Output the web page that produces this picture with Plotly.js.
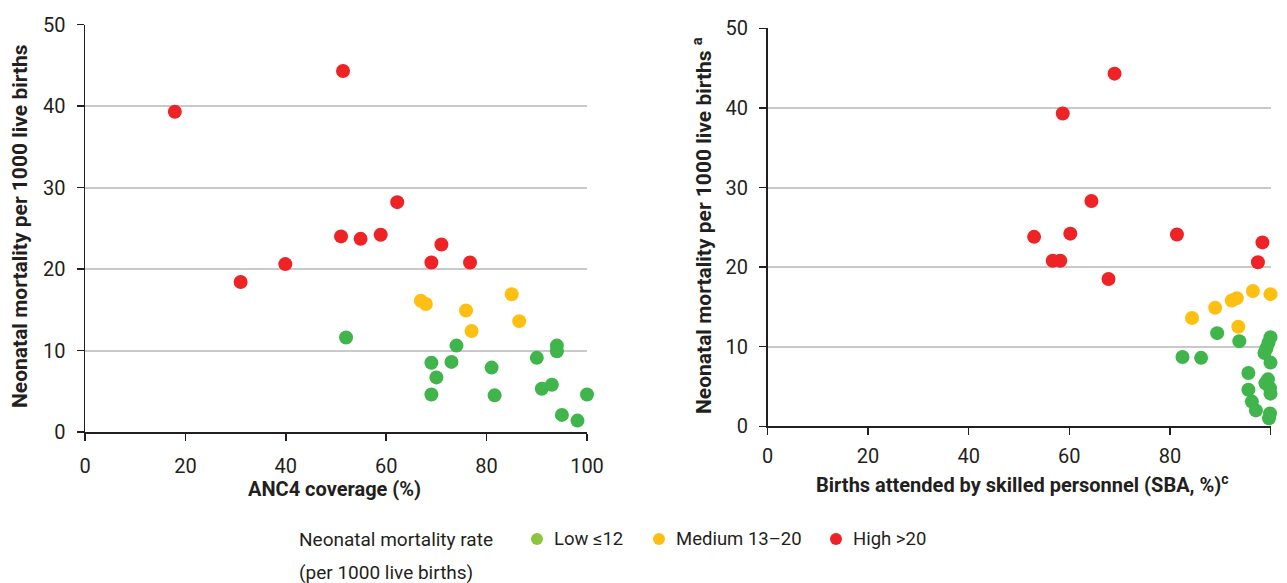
<!DOCTYPE html>
<html>
<head>
<meta charset="utf-8">
<script src="https://cdn.plot.ly/plotly-3.0.1.min.js"></script>
<style>
  html, body { margin: 0; padding: 0; background: #fff; }
  #chart { width: 1287px; height: 583px; }
</style>
</head>
<body>
<div id="chart"></div>
<script>
// ANC4 coverage (%) against neonatal mortality, grouped by mortality band
const ancLowX   = [52.0, 74.0, 69.0, 73.0, 70.0, 69.0, 81.0, 81.6, 90.0, 94.0, 94.0, 91.0, 93.0, 100.0, 95.0, 98.1];
const ancLowNmr = [11.6, 10.6, 8.5, 8.6, 6.7, 4.6, 7.9, 4.5, 9.1, 10.6, 9.9, 5.3, 5.8, 4.6, 2.1, 1.4];
const ancMedX   = [66.9, 67.9, 75.9, 77.0, 85.0, 86.5];
const ancMedNmr = [16.1, 15.7, 14.9, 12.4, 16.9, 13.6];
const ancHighX   = [17.9, 51.4, 31.0, 39.9, 51.0, 54.9, 58.9, 62.2, 71.0, 69.0, 76.7];
const ancHighNmr = [39.3, 44.3, 18.4, 20.6, 24.0, 23.7, 24.2, 28.2, 23.0, 20.8, 20.8];

// Births attended by skilled personnel (%) against neonatal mortality
const sbaLowX   = [89.4, 93.8, 82.5, 86.2, 95.6, 95.6, 96.3, 97.1, 100.0, 99.6, 99.2, 98.8, 100.0, 99.5, 99.0, 99.9, 100.0, 99.9, 99.7];
const sbaLowNmr = [11.7, 10.7, 8.7, 8.6, 6.7, 4.6, 3.1, 2.0, 11.2, 10.5, 9.8, 9.2, 8.0, 5.9, 5.4, 4.8, 4.1, 1.6, 1.0];
const sbaMedX   = [84.4, 89.0, 92.3, 93.3, 96.5, 100.0, 93.6];
const sbaMedNmr = [13.6, 14.9, 15.8, 16.1, 17.0, 16.6, 12.5];
const sbaHighX   = [69.0, 58.7, 64.4, 53.0, 60.2, 81.4, 56.7, 58.2, 67.8, 98.4, 97.5];
const sbaHighNmr = [44.3, 39.3, 28.3, 23.8, 24.2, 24.1, 20.8, 20.8, 18.5, 23.1, 20.6];

// Axis ticks, titles and legend text
const xTicks = [0, 20, 40, 60, 80, 100];
const yTicks = [0, 10, 20, 30, 40, 50];
const yTitleAnc = 'Neonatal mortality per 1000 live births';
const yTitleSba = 'Neonatal mortality per 1000 live births <sup>a</sup>';
const xTitleAnc = 'ANC4 coverage (%)';
const xTitleSba = 'Births attended by skilled personnel (SBA, %)<sup>c</sup>';
const legendTitle = ['Neonatal mortality rate', '(per 1000 live births)'];
const legendLabels = ['Low \u226412', 'Medium 13\u201320', 'High >20'];

const COL_LOW = '#3FB54B';
const COL_MED = '#FDC012';
const COL_HIGH = '#EE2326';
const LEGEND_COLORS = ['#8CC63F', '#FDC012', '#EE2326'];
const INK = '#231F20';

const FONT = 'Roboto, "Liberation Sans", sans-serif';
const W = 1287, H = 583;

function pts(x, y, color, xa, ya) {
  return {
    type: 'scatter', mode: 'markers', x: x, y: y,
    xaxis: xa, yaxis: ya, cliponaxis: false, showlegend: false,
    marker: { size: 14, color: color, line: { width: 0 } },
    hoverinfo: 'x+y'
  };
}

const data = [
  pts(ancLowX, ancLowNmr, COL_LOW, 'x', 'y'),
  pts(ancMedX, ancMedNmr, COL_MED, 'x', 'y'),
  pts(ancHighX, ancHighNmr, COL_HIGH, 'x', 'y'),
  pts(sbaLowX, sbaLowNmr, COL_LOW, 'x2', 'y2'),
  pts(sbaMedX, sbaMedNmr, COL_MED, 'x2', 'y2'),
  pts(sbaHighX, sbaHighNmr, COL_HIGH, 'x2', 'y2')
];

function xAxis(domain, anchor, labelShift) {
  return {
    domain: domain, anchor: anchor, range: [0, 100],
    tickvals: xTicks, ticktext: xTicks.map(String),
    ticks: 'outside', ticklen: 7, tickwidth: 1.5, tickcolor: INK,
    ticklabelstandoff: labelShift,
    showline: true, linecolor: INK, linewidth: 1.5,
    showgrid: false, zeroline: false,
    tickfont: { family: FONT, size: 20, color: INK }
  };
}
function yAxis(domain, anchor) {
  return {
    domain: domain, anchor: anchor, range: [0, 50],
    tickvals: yTicks, ticktext: yTicks.map(String),
    ticks: 'outside', ticklen: 7, tickwidth: 1.5, tickcolor: INK,
    ticklabelstandoff: 7,
    showline: true, linecolor: INK, linewidth: 1.5,
    showgrid: true, gridcolor: '#C9C9C9', gridwidth: 2,
    zeroline: false,
    tickfont: { family: FONT, size: 20, color: INK }
  };
}

const shapes = [];
const annotations = [];

// axis titles
const xTitleFont = { family: FONT, size: 20, color: INK, weight: 'bold' };
const yTitleFont = { family: FONT, size: 21, color: INK, weight: 'bold' };
[
  { text: xTitleAnc, x: 334, y: 489, angle: 0, font: xTitleFont },
  { text: xTitleSba, x: 1022, y: 484, angle: 0, font: xTitleFont },
  { text: yTitleAnc, x: 20, y: 226, angle: -90, font: yTitleFont },
  { text: yTitleSba, x: 702, y: 226, angle: -90, font: yTitleFont }
].forEach(function (t) {
  annotations.push({
    xref: 'paper', yref: 'paper', x: t.x / W, y: 1 - t.y / H,
    xanchor: 'center', yanchor: 'middle', showarrow: false,
    textangle: t.angle, text: t.text, font: t.font
  });
});

// legend
const dotX = [537, 659, 836];
const labX = [552, 674, 851];
const legY = 539;
const legFont = { family: FONT, size: 19, color: INK };
const itemFont = { family: FONT, size: 18.5, color: INK };
for (let i = 0; i < legendLabels.length; i++) {
  shapes.push({
    type: 'circle', xref: 'paper', yref: 'paper',
    xsizemode: 'pixel', ysizemode: 'pixel',
    xanchor: dotX[i] / W, yanchor: 1 - legY / H,
    x0: -6, x1: 6, y0: -6, y1: 6,
    fillcolor: LEGEND_COLORS[i], line: { width: 0 }
  });
  annotations.push({
    xref: 'paper', yref: 'paper', x: labX[i] / W, y: 1 - legY / H,
    xanchor: 'left', yanchor: 'middle', showarrow: false,
    text: legendLabels[i], font: itemFont
  });
}
legendTitle.forEach(function (line, k) {
  annotations.push({
    xref: 'paper', yref: 'paper', x: 297 / W, y: 1 - (legY + 33 * k) / H,
    xanchor: 'left', yanchor: 'middle', showarrow: false,
    text: line, font: legFont
  });
});

const layout = {
  width: W, height: H,
  margin: { l: 0, r: 0, t: 0, b: 0 },
  paper_bgcolor: '#ffffff', plot_bgcolor: '#ffffff',
  showlegend: false,
  xaxis: xAxis([85 / W, 587 / W], 'y', 8),
  yaxis: yAxis([1 - 432 / H, 1 - 24.5 / H], 'x'),
  xaxis2: xAxis([767.5 / W, 1270.5 / W], 'y2', 4),
  yaxis2: yAxis([1 - 426.3 / H, 1 - 28.3 / H], 'x2'),
  shapes: shapes,
  annotations: annotations
};

Plotly.newPlot('chart', data, layout, { displayModeBar: false, staticPlot: true });
</script>
</body>
</html>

WORK INSTRUCTIONS: Omit pictures; set down the rest of the material word for word.

ANSWER BELOW:
Output the web page that produces this picture with Plotly.js.
<!DOCTYPE html>
<html>
<head>
<meta charset="utf-8">
<script src="https://cdn.plot.ly/plotly-3.0.1.min.js"></script>
<style>
  html, body { margin: 0; padding: 0; background: #fff; }
  #chart { width: 1287px; height: 583px; }
</style>
</head>
<body>
<div id="chart"></div>
<script>
// ANC4 coverage (%) against neonatal mortality, grouped by mortality band
const ancLowX   = [52.0, 74.0, 69.0, 73.0, 70.0, 69.0, 81.0, 81.6, 90.0, 94.0, 94.0, 91.0, 93.0, 100.0, 95.0, 98.1];
const ancLowNmr = [11.6, 10.6, 8.5, 8.6, 6.7, 4.6, 7.9, 4.5, 9.1, 10.6, 9.9, 5.3, 5.8, 4.6, 2.1, 1.4];
const ancMedX   = [66.9, 67.9, 75.9, 77.0, 85.0, 86.5];
const ancMedNmr = [16.1, 15.7, 14.9, 12.4, 16.9, 13.6];
const ancHighX   = [17.9, 51.4, 31.0, 39.9, 51.0, 54.9, 58.9, 62.2, 71.0, 69.0, 76.7];
const ancHighNmr = [39.3, 44.3, 18.4, 20.6, 24.0, 23.7, 24.2, 28.2, 23.0, 20.8, 20.8];

// Births attended by skilled personnel (%) against neonatal mortality
const sbaLowX   = [89.4, 93.8, 82.5, 86.2, 95.6, 95.6, 96.3, 97.1, 100.0, 99.6, 99.2, 98.8, 100.0, 99.5, 99.0, 99.9, 100.0, 99.9, 99.7];
const sbaLowNmr = [11.7, 10.7, 8.7, 8.6, 6.7, 4.6, 3.1, 2.0, 11.2, 10.5, 9.8, 9.2, 8.0, 5.9, 5.4, 4.8, 4.1, 1.6, 1.0];
const sbaMedX   = [84.4, 89.0, 92.3, 93.3, 96.5, 100.0, 93.6];
const sbaMedNmr = [13.6, 14.9, 15.8, 16.1, 17.0, 16.6, 12.5];
const sbaHighX   = [69.0, 58.7, 64.4, 53.0, 60.2, 81.4, 56.7, 58.2, 67.8, 98.4, 97.5];
const sbaHighNmr = [44.3, 39.3, 28.3, 23.8, 24.2, 24.1, 20.8, 20.8, 18.5, 23.1, 20.6];

// Axis ticks, titles and legend text
const xTicks = [0, 20, 40, 60, 80, 100];
const yTicks = [0, 10, 20, 30, 40, 50];
const yTitleAnc = 'Neonatal mortality per 1000 live births';
const yTitleSba = 'Neonatal mortality per 1000 live births <sup>a</sup>';
const xTitleAnc = 'ANC4 coverage (%)';
const xTitleSba = 'Births attended by skilled personnel (SBA, %)<sup>c</sup>';
const legendTitle = ['Neonatal mortality rate', '(per 1000 live births)'];
const legendLabels = ['Low \u226412', 'Medium 13\u201320', 'High >20'];

const COL_LOW = '#3FB54B';
const COL_MED = '#FDC012';
const COL_HIGH = '#EE2326';
const LEGEND_COLORS = ['#8CC63F', '#FDC012', '#EE2326'];
const INK = '#231F20';

const FONT = 'Roboto, "Liberation Sans", sans-serif';
const W = 1287, H = 583;

function pts(x, y, color, xa, ya) {
  return {
    type: 'scatter', mode: 'markers', x: x, y: y,
    xaxis: xa, yaxis: ya, cliponaxis: false, showlegend: false,
    marker: { size: 14, color: color, line: { width: 0 } },
    hoverinfo: 'x+y'
  };
}

const data = [
  pts(ancLowX, ancLowNmr, COL_LOW, 'x', 'y'),
  pts(ancMedX, ancMedNmr, COL_MED, 'x', 'y'),
  pts(ancHighX, ancHighNmr, COL_HIGH, 'x', 'y'),
  pts(sbaLowX, sbaLowNmr, COL_LOW, 'x2', 'y2'),
  pts(sbaMedX, sbaMedNmr, COL_MED, 'x2', 'y2'),
  pts(sbaHighX, sbaHighNmr, COL_HIGH, 'x2', 'y2')
];

function xAxis(domain, anchor, labelShift) {
  return {
    domain: domain, anchor: anchor, range: [0, 100],
    tickvals: xTicks, ticktext: xTicks.map(String),
    ticks: 'outside', ticklen: 7, tickwidth: 1.5, tickcolor: INK,
    ticklabelstandoff: labelShift,
    showline: true, linecolor: INK, linewidth: 1.5,
    showgrid: false, zeroline: false,
    tickfont: { family: FONT, size: 20, color: INK }
  };
}
function yAxis(domain, anchor) {
  return {
    domain: domain, anchor: anchor, range: [0, 50],
    tickvals: yTicks, ticktext: yTicks.map(String),
    ticks: 'outside', ticklen: 7, tickwidth: 1.5, tickcolor: INK,
    ticklabelstandoff: 7,
    showline: true, linecolor: INK, linewidth: 1.5,
    showgrid: true, gridcolor: '#C9C9C9', gridwidth: 2,
    zeroline: false,
    tickfont: { family: FONT, size: 20, color: INK }
  };
}

const shapes = [];
const annotations = [];

// axis titles
const xTitleFont = { family: FONT, size: 20, color: INK, weight: 'bold' };
const yTitleFont = { family: FONT, size: 21, color: INK, weight: 'bold' };
[
  { text: xTitleAnc, x: 334, y: 489, angle: 0, font: xTitleFont },
  { text: xTitleSba, x: 1022, y: 484, angle: 0, font: xTitleFont },
  { text: yTitleAnc, x: 20, y: 226, angle: -90, font: yTitleFont },
  { text: yTitleSba, x: 702, y: 226, angle: -90, font: yTitleFont }
].forEach(function (t) {
  annotations.push({
    xref: 'paper', yref: 'paper', x: t.x / W, y: 1 - t.y / H,
    xanchor: 'center', yanchor: 'middle', showarrow: false,
    textangle: t.angle, text: t.text, font: t.font
  });
});

// legend
const dotX = [537, 659, 836];
const labX = [552, 674, 851];
const legY = 539;
const legFont = { family: FONT, size: 19, color: INK };
const itemFont = { family: FONT, size: 18.5, color: INK };
for (let i = 0; i < legendLabels.length; i++) {
  shapes.push({
    type: 'circle', xref: 'paper', yref: 'paper',
    xsizemode: 'pixel', ysizemode: 'pixel',
    xanchor: dotX[i] / W, yanchor: 1 - legY / H,
    x0: -6, x1: 6, y0: -6, y1: 6,
    fillcolor: LEGEND_COLORS[i], line: { width: 0 }
  });
  annotations.push({
    xref: 'paper', yref: 'paper', x: labX[i] / W, y: 1 - legY / H,
    xanchor: 'left', yanchor: 'middle', showarrow: false,
    text: legendLabels[i], font: itemFont
  });
}
legendTitle.forEach(function (line, k) {
  annotations.push({
    xref: 'paper', yref: 'paper', x: 297 / W, y: 1 - (legY + 33 * k) / H,
    xanchor: 'left', yanchor: 'middle', showarrow: false,
    text: line, font: legFont
  });
});

const layout = {
  width: W, height: H,
  margin: { l: 0, r: 0, t: 0, b: 0 },
  paper_bgcolor: '#ffffff', plot_bgcolor: '#ffffff',
  showlegend: false,
  xaxis: xAxis([85 / W, 587 / W], 'y', 8),
  yaxis: yAxis([1 - 432 / H, 1 - 24.5 / H], 'x'),
  xaxis2: xAxis([767.5 / W, 1270.5 / W], 'y2', 4),
  yaxis2: yAxis([1 - 426.3 / H, 1 - 28.3 / H], 'x2'),
  shapes: shapes,
  annotations: annotations
};

Plotly.newPlot('chart', data, layout, { displayModeBar: false, staticPlot: true });
</script>
</body>
</html>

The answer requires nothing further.